Information regarding the teachings of the WMSCG or Biblical matter  Disclaimer: I am no scholar on this subject I only know what has been conveyed to me by the members I’ve met and some extra research I’ve done.
*The pass over day, in the old testament, is the day once a year where believers would paint blood on top of their front door at twilight so God would know who are his real followers. And for every house that didn’t have blood, he would punish them by killing their child (they’re first born I believe). But in the new testament, the one with Jesus, the pass over is celebrated through the last supper, and so now once a year, the people of the WMSCG have the pass over. In order to fill your soul with life. And the practice of having communion every Sunday is false.

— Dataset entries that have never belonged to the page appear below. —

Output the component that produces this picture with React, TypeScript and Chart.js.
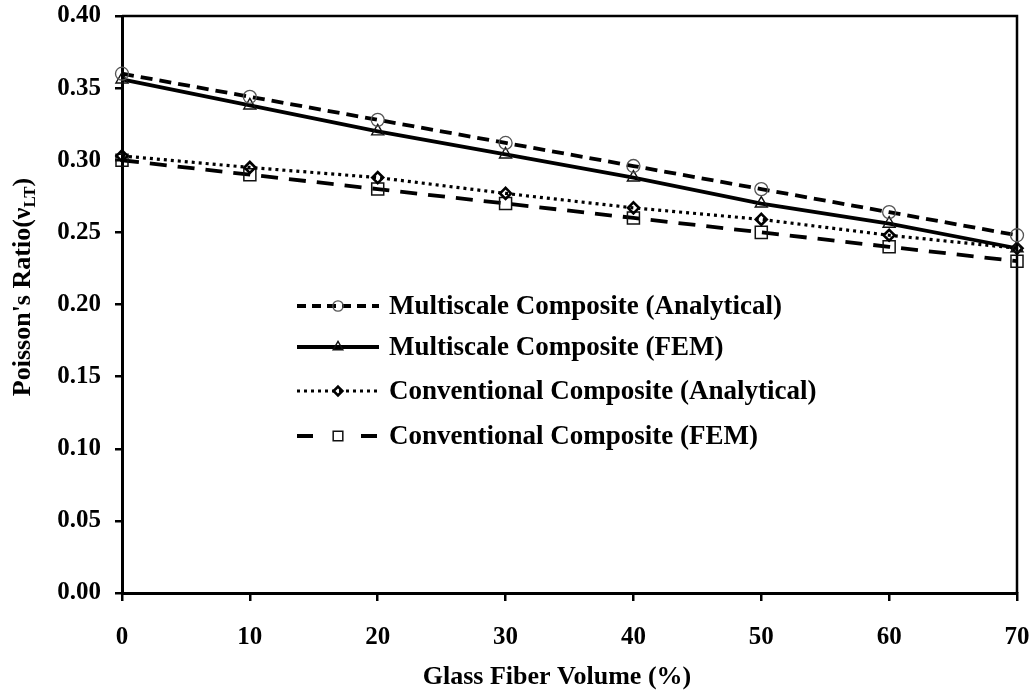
import { useEffect, useRef } from 'react';
import { Chart, registerables } from 'chart.js';

Chart.register(...registerables);

const fiberVolume = [0, 10, 20, 30, 40, 50, 60, 70];
const multiscaleAnalytical = [0.360, 0.344, 0.328, 0.312, 0.296, 0.280, 0.264, 0.248];
const multiscaleFEM = [0.356, 0.338, 0.320, 0.304, 0.288, 0.270, 0.256, 0.239];
const conventionalAnalytical = [0.303, 0.295, 0.288, 0.277, 0.267, 0.259, 0.248, 0.239];
const conventionalFEM = [0.300, 0.290, 0.280, 0.270, 0.260, 0.250, 0.240, 0.230];

const seriesLabels = [
  'Multiscale Composite (Analytical)',
  'Multiscale Composite (FEM)',
  'Conventional Composite (Analytical)',
  'Conventional Composite (FEM)',
];
const xTitle = 'Glass Fiber Volume (%)';
const yTitleMain = "Poisson's Ratio(\u03BD";
const yTitleSub = 'LT';
const yTitleEnd = ')';

const FONT = '"Liberation Serif", "Times New Roman", serif';

type Style = {
  dash: number[];
  legendDash: number[];
  width: number;
  point: string;
  radius: number;
  pointWidth: number;
  pointColor: string;
};

const styles: Style[] = [
  { dash: [12, 7], legendDash: [9, 6], width: 3.8, point: 'circle', radius: 6.5, pointWidth: 1.3, pointColor: '#555' },
  { dash: [], legendDash: [], width: 3.8, point: 'triangle', radius: 7, pointWidth: 1.4, pointColor: '#111' },
  { dash: [3, 4], legendDash: [3, 4], width: 3.2, point: 'rectRot', radius: 5.5, pointWidth: 2.6, pointColor: '#000' },
  { dash: [17, 11], legendDash: [16, 48], width: 3.8, point: 'rect', radius: 8.5, pointWidth: 1.5, pointColor: '#111' },
];

function drawMarker(ctx: CanvasRenderingContext2D, kind: string, x: number, y: number, r: number) {
  ctx.beginPath();
  if (kind === 'circle') {
    ctx.arc(x, y, r, 0, Math.PI * 2);
  } else if (kind === 'triangle') {
    ctx.moveTo(x, y - r);
    ctx.lineTo(x + r * 0.866, y + r * 0.5);
    ctx.lineTo(x - r * 0.866, y + r * 0.5);
    ctx.closePath();
  } else if (kind === 'rectRot') {
    ctx.moveTo(x, y - r);
    ctx.lineTo(x + r, y);
    ctx.lineTo(x, y + r);
    ctx.lineTo(x - r, y);
    ctx.closePath();
  } else {
    const s = r * Math.SQRT1_2;
    ctx.rect(x - s, y - s, 2 * s, 2 * s);
  }
  ctx.stroke();
}

const decorPlugin = {
  id: 'decor',
  beforeDatasetsDraw(chart: any) {
    const { ctx, chartArea } = chart;
    ctx.save();
    ctx.strokeStyle = '#000';
    ctx.lineWidth = 2.5;
    ctx.beginPath();
    ctx.moveTo(chartArea.left, chartArea.top);
    ctx.lineTo(chartArea.right, chartArea.top);
    ctx.lineTo(chartArea.right, chartArea.bottom);
    ctx.stroke();
    ctx.restore();
  },
  afterDraw(chart: any) {
    const { ctx } = chart;
    // legend
    const rowsY = [306, 347, 391, 436];
    const lineStart = 297;
    const lineEnd = 379;
    const markerX = 338;
    const textX = 389;
    ctx.save();
    seriesLabels.forEach((label, i) => {
      const st = styles[i];
      const y = rowsY[i];
      ctx.strokeStyle = '#000';
      ctx.lineWidth = st.width;
      ctx.setLineDash(st.legendDash);
      ctx.beginPath();
      ctx.moveTo(lineStart, y);
      ctx.lineTo(lineEnd, y);
      ctx.stroke();
      ctx.setLineDash([]);
      ctx.strokeStyle = st.pointColor;
      ctx.lineWidth = st.pointWidth;
      drawMarker(ctx, st.point, markerX, y, st.radius * 0.8);
      ctx.fillStyle = '#000';
      ctx.font = `bold 27px ${FONT}`;
      ctx.textAlign = 'left';
      ctx.textBaseline = 'middle';
      ctx.fillText(label, textX, y + 1);
    });
    ctx.restore();

    // x axis title
    ctx.save();
    ctx.fillStyle = '#000';
    ctx.font = `bold 26px ${FONT}`;
    ctx.textAlign = 'center';
    ctx.textBaseline = 'middle';
    ctx.fillText(xTitle, 557, 677);
    ctx.restore();

    // y axis title with subscript
    ctx.save();
    ctx.translate(22, 287);
    ctx.rotate(-Math.PI / 2);
    ctx.fillStyle = '#000';
    ctx.textBaseline = 'alphabetic';
    ctx.textAlign = 'left';
    ctx.font = `bold 26px ${FONT}`;
    const w1 = ctx.measureText(yTitleMain).width;
    const w3 = ctx.measureText(yTitleEnd).width;
    ctx.font = `bold 17px ${FONT}`;
    const w2 = ctx.measureText(yTitleSub).width;
    const total = w1 + w2 + w3;
    let x = -total / 2;
    const base = 8;
    ctx.font = `bold 26px ${FONT}`;
    ctx.fillText(yTitleMain, x, base);
    x += w1;
    ctx.font = `bold 17px ${FONT}`;
    ctx.fillText(yTitleSub, x, base + 5);
    x += w2;
    ctx.font = `bold 26px ${FONT}`;
    ctx.fillText(yTitleEnd, x, base);
    ctx.restore();
  },
};

export default function App() {
  const canvasRef = useRef<HTMLCanvasElement | null>(null);

  useEffect(() => {
    const canvas = canvasRef.current;
    if (!canvas) return;
    const seriesValues = [multiscaleAnalytical, multiscaleFEM, conventionalAnalytical, conventionalFEM];
    const zeroPad = (scale: any) => {
      scale.paddingTop = 0;
      scale.paddingBottom = 0;
      scale.paddingLeft = 0;
      scale.paddingRight = 0;
    };
    const chart = new Chart(canvas, {
      type: 'line',
      data: {
        datasets: seriesValues.map((vals, i) => ({
          label: seriesLabels[i],
          data: vals.map((v, j) => ({ x: fiberVolume[j], y: v })),
          borderColor: '#000',
          borderWidth: styles[i].width,
          borderDash: styles[i].dash,
          pointStyle: styles[i].point as any,
          pointRadius: styles[i].radius,
          pointBorderWidth: styles[i].pointWidth,
          pointBorderColor: styles[i].pointColor,
          pointBackgroundColor: 'rgba(0,0,0,0)',
          fill: false,
          tension: 0,
          clip: false as any,
        })),
      },
      options: {
        animation: false,
        responsive: true,
        maintainAspectRatio: false,
        layout: { padding: { top: 16, right: 17, left: 0, bottom: 0 } },
        plugins: {
          legend: { display: false },
          tooltip: { enabled: false },
        },
        scales: {
          x: {
            type: 'linear',
            min: 0,
            max: 70,
            afterFit: (scale: any) => { scale.height = 98; zeroPad(scale); },
            ticks: {
              stepSize: 10,
              color: '#000',
              font: { family: FONT, size: 25, weight: 'bold' },
              padding: 22,
              maxRotation: 0,
            },
            grid: { display: true, drawOnChartArea: false, drawTicks: true, tickLength: 8, color: '#000', lineWidth: 2.5 },
            border: { display: true, color: '#000', width: 3 },
          },
          y: {
            type: 'linear',
            min: 0,
            max: 0.4,
            afterFit: (scale: any) => { scale.width = 122; zeroPad(scale); },
            ticks: {
              stepSize: 0.05,
              color: '#000',
              font: { family: FONT, size: 25, weight: 'bold' },
              padding: 14,
              callback: (v: any) => Number(v).toFixed(2),
            },
            grid: { display: true, drawOnChartArea: false, drawTicks: true, tickLength: 7, color: '#000', lineWidth: 2.5 },
            border: { display: true, color: '#000', width: 3 },
          },
        },
      },
      plugins: [decorPlugin],
    });
    return () => chart.destroy();
  }, []);

  return (
    <div style={{ position: 'fixed', left: 0, top: 0, width: 1034, height: 691, background: '#fff' }}>
      <canvas ref={canvasRef} />
    </div>
  );
}
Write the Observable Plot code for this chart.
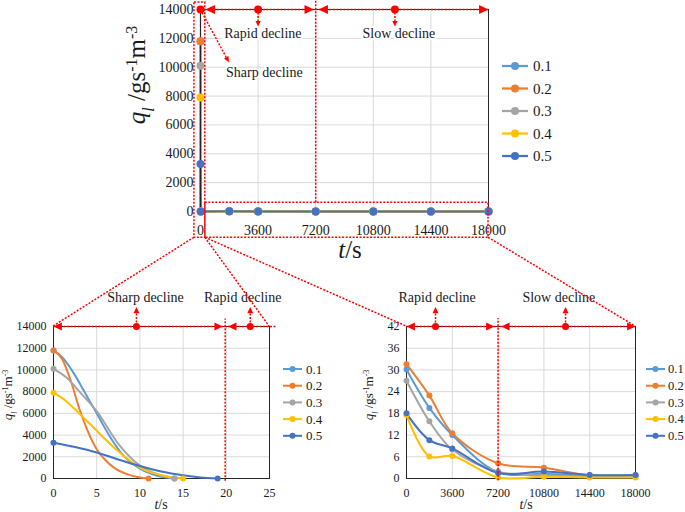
<!DOCTYPE html>
<html><head><meta charset="utf-8">
<script src="https://cdn.jsdelivr.net/npm/d3@7"></script>
<script src="https://cdn.jsdelivr.net/npm/@observablehq/plot@0.6"></script>
<style>
html,body{margin:0;padding:0;background:#fff;}
#wrap{position:relative;width:685px;height:512px;overflow:hidden;background:#fff;font-family:"Liberation Serif","Times New Roman",Times,"DejaVu Serif",serif;}
#wrap > svg{position:absolute;}
#wrap svg text, #wrap svg tspan{font-family:"Liberation Serif","Times New Roman",Times,"DejaVu Serif",serif !important;}
</style></head><body><div id="wrap"></div>
<script>
// ---------------- data ----------------
const series = ["0.1", "0.2", "0.3", "0.4", "0.5"];
const colors = ["#5B9BD5", "#ED7D31", "#A5A5A5", "#FFC000", "#4472C4"];

// Sharp-decline stage: [t (s), q (g s-1 m-3)] (markers at first and last point)
const sharp01 = [[0, 11800], [1.2, 11000], [2.5, 9500], [3.5, 8100], [5, 6000], [6.5, 3900], [8, 2200], [10, 900], [12, 250], [14, 0]];
const sharp02 = [[0, 11800], [1, 11000], [2, 9000], [3, 6400], [4, 4300], [5, 2700], [6, 1700], [7, 1000], [8.5, 400], [10, 100], [11, 0]];
const sharp03 = [[0, 10100], [1.5, 9300], [3, 8000], [5, 6200], [7.5, 3200], [10, 1200], [12, 400], [14, 0]];
const sharp04 = [[0, 7900], [1.5, 7100], [3.1, 5900], [5, 4400], [7.5, 2500], [10, 1000], [12.5, 300], [15, 0]];
const sharp05 = [[0, 3300], [2.5, 2900], [5, 2400], [7.5, 1750], [10, 1150], [12.5, 650], [15, 300], [17, 100], [19, 0]];

// Rapid / slow decline stages
const lateT = [0, 1800, 3600, 7200, 10800, 14400, 18000];
const late01 = [30.1, 19.5, 12.0, 1.7, 1.3, 0.8, 0.8];
const late02 = [31.6, 22.9, 12.5, 4.2, 3.0, 0.9, 0.9];
const late03 = [27.0, 15.8, 8.0, 1.9, 0.8, 0.5, 0.5];
const late04 = [17.5, 6.1, 6.2, 0.3, 0.5, 0.3, 0.3];
const late05 = [18.0, 10.6, 8.3, 1.5, 1.9, 1.0, 1.0];

// ticks
const topXTicks = [0, 3600, 7200, 10800, 14400, 18000];
const topYTicks = [0, 2000, 4000, 6000, 8000, 10000, 12000, 14000];
const leftXTicks = [0, 5, 10, 15, 20, 25];
const leftYTicks = [0, 2000, 4000, 6000, 8000, 10000, 12000, 14000];
const rightXTicks = [0, 3600, 7200, 10800, 14400, 18000];
const rightYTicks = [0, 6, 12, 18, 24, 30, 36, 42];

// ---------------- records ----------------
const sharpSets = [sharp01, sharp02, sharp03, sharp04, sharp05];
const lateSets = [late01, late02, late03, late04, late05];

const leftLine = sharpSets.flatMap((pts, i) => pts.map(([t, q]) => ({s: series[i], t, q})));
const leftDots = sharpSets.flatMap((pts, i) => [pts[0], pts[pts.length - 1]].map(([t, q]) => ({s: series[i], t, q})));
const rightLine = lateSets.flatMap((vals, i) => vals.map((q, j) => ({s: series[i], t: lateT[j], q})));
const topLine = series.flatMap((s, i) => [
  ...sharpSets[i].map(([t, q]) => ({s, t, q})),
  ...lateT.map((t, j) => ({s, t, q: lateSets[i][j]})).filter(d => d.t > 0)
]);
const topDots = [...leftDots, ...rightLine.filter(d => d.t > 0)];

// ---------------- styles ----------------
const fontFamily = '"Liberation Serif","Times New Roman",Times,"DejaVu Serif",serif';
const ink = "#1a1a1a";
const red = "#FF0000";
const dash = "2,1.5";
const grid = "#D9D9D9";
const fmt = d => String(d);

function tri(angle) { // filled triangle, tip at the anchor, pointing toward angle (deg; 0 right, 90 down)
  const a = angle * Math.PI / 180, c = Math.cos(a), s = Math.sin(a);
  return {draw(ctx, size) {
    const r = Math.sqrt(size / Math.PI), L = 2.1 * r, W = 1.0 * r;
    const bx = -L * c, by = -L * s, px = -s * W, py = c * W;
    ctx.moveTo(0, 0); ctx.lineTo(bx + px, by + py); ctx.lineTo(bx - px, by - py); ctx.closePath();
  }};
}
const dl = {stroke: red, strokeWidth: 1.5, strokeDasharray: dash};

function gridMarks(xt, yt) {
  return [
    Plot.gridX(xt, {stroke: grid, strokeOpacity: 1, strokeWidth: 1}),
    Plot.gridY(yt, {stroke: grid, strokeOpacity: 1, strokeWidth: 1}),
    Plot.frame({stroke: "#262626", strokeWidth: 1})
  ];
}
function axisMarks(xt, yt, fs, padX, padY) {
  return [
    Plot.axisX(xt, {tickSize: 0, tickPadding: padX, fontSize: fs, tickFormat: fmt, label: null, fill: ink}),
    Plot.axisY(yt, {tickSize: 0, tickPadding: padY, fontSize: fs, tickFormat: fmt, label: null, fill: ink})
  ];
}
function noteMarks(n, rTip, rUp, rDot, fs) {
  return [
    Plot.rect(n.rects || [], {x1: "x1", x2: "x2", y1: "y1", y2: "y2", fill: "none", ...dl}),
    Plot.ruleX(n.vrules || [], {x: "x", y1: "y1", y2: "y2", ...dl}),
    Plot.ruleY(n.hrules || [], {y: "y", x1: "x1", x2: "x2", ...dl}),
    Plot.link(n.links || [], {x1: "x1", y1: "y1", x2: "x2", y2: "y2", ...dl}),
    Plot.dot(n.left || [], {x: "x", y: "y", symbol: tri(180), r: rTip, fill: red}),
    Plot.dot(n.right || [], {x: "x", y: "y", symbol: tri(0), r: rTip, fill: red}),
    Plot.dot(n.down || [], {x: "x", y: "y", symbol: tri(90), r: rUp, fill: red}),
    Plot.dot(n.up || [], {x: "x", y: "y", symbol: tri(-90), r: rUp, fill: red}),
    Plot.dot(n.diag || [], {x: "x", y: "y", symbol: tri(62), r: rUp, fill: red}),
    Plot.dot(n.dots || [], {x: "x", y: "y", r: rDot, fill: red}),
    Plot.text(n.texts || [], {x: "x", y: "y", text: "t", fontSize: fs, fill: ink, stroke: "white", strokeWidth: 4})
  ];
}

// ---------------- annotations (data coordinates) ----------------
const topNotes = {
  rects: [{x1: -380, x2: 300, y1: -1820, y2: 14480}, {x1: 300, x2: 18000, y1: -1820, y2: 600}],
  vrules: [{x: 7200, y1: 600, y2: 14620}, {x: 3600, y1: 14000, y2: 13000}, {x: 12150, y1: 14000, y2: 13000}],
  hrules: [{y: 14000, x1: 0, x2: 18000}],
  links: [{x1: 0, y1: 14000, x2: 1770, y2: 10350}],
  left: [{x: 310, y: 14000}, {x: 7375, y: 14000}],
  right: [{x: 7090, y: 14000}, {x: 18000, y: 14000}],
  down: [{x: 3600, y: 12820}, {x: 12150, y: 12820}],
  diag: [{x: 1770, y: 10350}],
  dots: [{x: 0, y: 14000}, {x: 3600, y: 14000}, {x: 12150, y: 14000}],
  texts: [{x: 3900, y: 12370, t: "Rapid decline"}, {x: 12400, y: 12370, t: "Slow decline"}, {x: 3990, y: 9630, t: "Sharp decline"}]
};
const leftNotes = {
  vrules: [{x: 19.87, y1: -250, y2: 14700}, {x: 9.6, y1: 14000, y2: 15600}, {x: 22.77, y1: 14000, y2: 15600}],
  hrules: [{y: 14000, x1: 0, x2: 25.9}],
  left: [{x: 0, y: 14000}, {x: 20.2, y: 14000}],
  right: [{x: 19.6, y: 14000}],
  up: [{x: 9.6, y: 15800}, {x: 22.77, y: 15800}],
  dots: [{x: 9.6, y: 14000}, {x: 22.77, y: 14000}],
  texts: [{x: 10.65, y: 16670, t: "Sharp decline"}, {x: 21.9, y: 16670, t: "Rapid decline"}]
};
const rightNotes = {
  vrules: [{x: 7200, y1: -0.6, y2: 44.2}, {x: 2280, y1: 42, y2: 46.9}, {x: 12500, y1: 42, y2: 46.9}],
  hrules: [{y: 42, x1: 0, x2: 18000}],
  left: [{x: 0, y: 42}, {x: 7440, y: 42}],
  right: [{x: 6920, y: 42}, {x: 18000, y: 42}],
  up: [{x: 2280, y: 47.4}, {x: 12500, y: 47.4}],
  dots: [{x: 2280, y: 42}, {x: 12500, y: 42}],
  texts: [{x: 2410, y: 50.0, t: "Rapid decline"}, {x: 11970, y: 50.0, t: "Slow decline"}]
};

const baseStyle = fs => `font-family:${fontFamily};font-size:${fs}px;color:${ink};background:transparent;overflow:visible;`;
const colorScale = {domain: series, range: colors};

// ---------------- top panel ----------------
const topPlot = Plot.plot({
  width: 520, height: 262, marginLeft: 200, marginRight: 32, marginTop: 9, marginBottom: 51,
  x: {domain: [0, 18000], label: null}, y: {domain: [0, 14000], label: null},
  color: colorScale, style: baseStyle(14),
  marks: [
    ...gridMarks(topXTicks, topYTicks),
    ...axisMarks(topXTicks, topYTicks, 14, 14, 7),
    Plot.line(topLine, {x: "t", y: "q", z: "s", stroke: "s", strokeWidth: 2}),
    Plot.ruleX([0], {stroke: "#262626", strokeWidth: 1.2}),
    Plot.dot(topDots, {x: "t", y: "q", fill: "s", r: 4}),
    ...noteMarks(topNotes, 4.5, 2.6, 4, 14)
  ]
});

// ---------------- bottom-left panel ----------------
const leftPlot = Plot.plot({
  width: 340, height: 232, marginLeft: 53, marginRight: 71, marginTop: 46, marginBottom: 34,
  x: {domain: [0, 25], label: null}, y: {domain: [0, 14000], label: null},
  color: colorScale, style: baseStyle(12),
  marks: [
    ...gridMarks(leftXTicks, leftYTicks),
    ...axisMarks(leftXTicks, leftYTicks, 12, 10, 7),
    Plot.line(leftLine, {x: "t", y: "q", z: "s", stroke: "s", strokeWidth: 2, curve: "monotone-x"}),
    Plot.dot(leftDots, {x: "t", y: "q", fill: "s", r: 3}),
    ...noteMarks(leftNotes, 4, 3, 3.5, 14)
  ]
});

// ---------------- bottom-right panel ----------------
const rightPlot = Plot.plot({
  width: 345, height: 232, marginLeft: 66, marginRight: 50, marginTop: 46, marginBottom: 34,
  x: {domain: [0, 18000], label: null}, y: {domain: [0, 42], label: null},
  color: colorScale, style: baseStyle(12),
  marks: [
    ...gridMarks(rightXTicks, rightYTicks),
    ...axisMarks(rightXTicks, rightYTicks, 12, 10, 7),
    Plot.line(rightLine, {x: "t", y: "q", z: "s", stroke: "s", strokeWidth: 2, curve: "catmull-rom"}),
    Plot.dot(rightLine, {x: "t", y: "q", fill: "s", r: 3}),
    ...noteMarks(rightNotes, 4, 3, 3.5, 14)
  ]
});

const wrap = document.getElementById("wrap");
const place = (svg, l, t) => { svg.style.left = l + "px"; svg.style.top = t + "px"; svg.style.position = "absolute"; wrap.appendChild(svg); };
place(topPlot, 0, 0);
place(leftPlot, 0, 280);
place(rightPlot, 340, 280);

// ---------------- overlay: connectors, axis titles, legends ----------------
const ov = d3.create("svg").attr("width", 685).attr("height", 512)
  .style("left", "0px").style("top", "0px").style("pointer-events", "none")
  .style("font-family", fontFamily);
const P = (plot, ox, oy, x, y) => [ox + plot.scale("x").apply(x), oy + plot.scale("y").apply(y)];
const connectors = [
  [P(topPlot, 0, 0, -380, -1820), P(leftPlot, 0, 280, 0, 14000)],
  [P(topPlot, 0, 0, 300, -1820), P(leftPlot, 0, 280, 25, 14000)],
  [P(topPlot, 0, 0, 300, -1820), P(rightPlot, 340, 280, 0, 42)],
  [P(topPlot, 0, 0, 18000, -1820), P(rightPlot, 340, 280, 18000, 42)]
];
ov.selectAll("line.c").data(connectors).join("line")
  .attr("x1", d => d[0][0]).attr("y1", d => d[0][1]).attr("x2", d => d[1][0]).attr("y2", d => d[1][1])
  .attr("stroke", red).attr("stroke-width", 1.5).attr("stroke-dasharray", dash);

function yTitle(x, y, fs) {
  const t = ov.append("text").attr("transform", `translate(${x},${y}) rotate(-90)`)
    .attr("text-anchor", "middle").attr("font-size", fs).attr("fill", ink);
  const small = Math.round(fs * 0.65);
  t.append("tspan").attr("font-style", "italic").text("q");
  t.append("tspan").attr("font-style", "italic").attr("font-size", small).attr("baseline-shift", "sub").text("l");
  t.append("tspan").text(" /gs");
  t.append("tspan").attr("font-size", small).attr("baseline-shift", "super").text("-1");
  t.append("tspan").text("m");
  t.append("tspan").attr("font-size", small).attr("baseline-shift", "super").text("-3");
}
function xTitle(x, y, fs) {
  const t = ov.append("text").attr("x", x).attr("y", y).attr("text-anchor", "middle").attr("font-size", fs).attr("fill", ink);
  t.append("tspan").attr("font-style", "italic").text("t");
  t.append("tspan").text("/s");
}
yTitle(145, 75, 25);
xTitle(350, 258, 25);
yTitle(12, 395, 13);
yTitle(373, 395, 13);
xTitle(161, 509, 14);
xTitle(526, 509, 14);

function legend(x1, x2, xt, y0, dy, fs, r, sw) {
  series.forEach((s, i) => {
    const y = y0 + i * dy;
    ov.append("line").attr("x1", x1).attr("x2", x2).attr("y1", y).attr("y2", y).attr("stroke", colors[i]).attr("stroke-width", sw);
    ov.append("circle").attr("cx", (x1 + x2) / 2).attr("cy", y).attr("r", r).attr("fill", colors[i]);
    ov.append("text").attr("x", xt).attr("y", y).attr("dy", "0.35em").attr("font-size", fs).attr("fill", ink).text(s);
  });
}
legend(502, 528, 533, 66, 22.5, 15, 4, 2.25);
legend(283, 302, 306, 369, 16.7, 13, 3, 2);
legend(646, 665, 668, 369, 16.7, 12.5, 3, 2);

wrap.appendChild(ov.node());
</script></body></html>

**In the king's dream he was presented with a statue. “The head of the statue was made of pure gold, its chest and arms of silver, its belly, and thighs of bronze, 33 its legs of iron, its feet partly of iron and partly of baked clay.” Daniel, Chapter 2. In the dream, each part of the body, or metal, all represented a kingdom that has come to power. In order form head to toes: the Babylonian, the Persians, the Greek, the Roman, and lastly the division of Rome into ten kingdoms.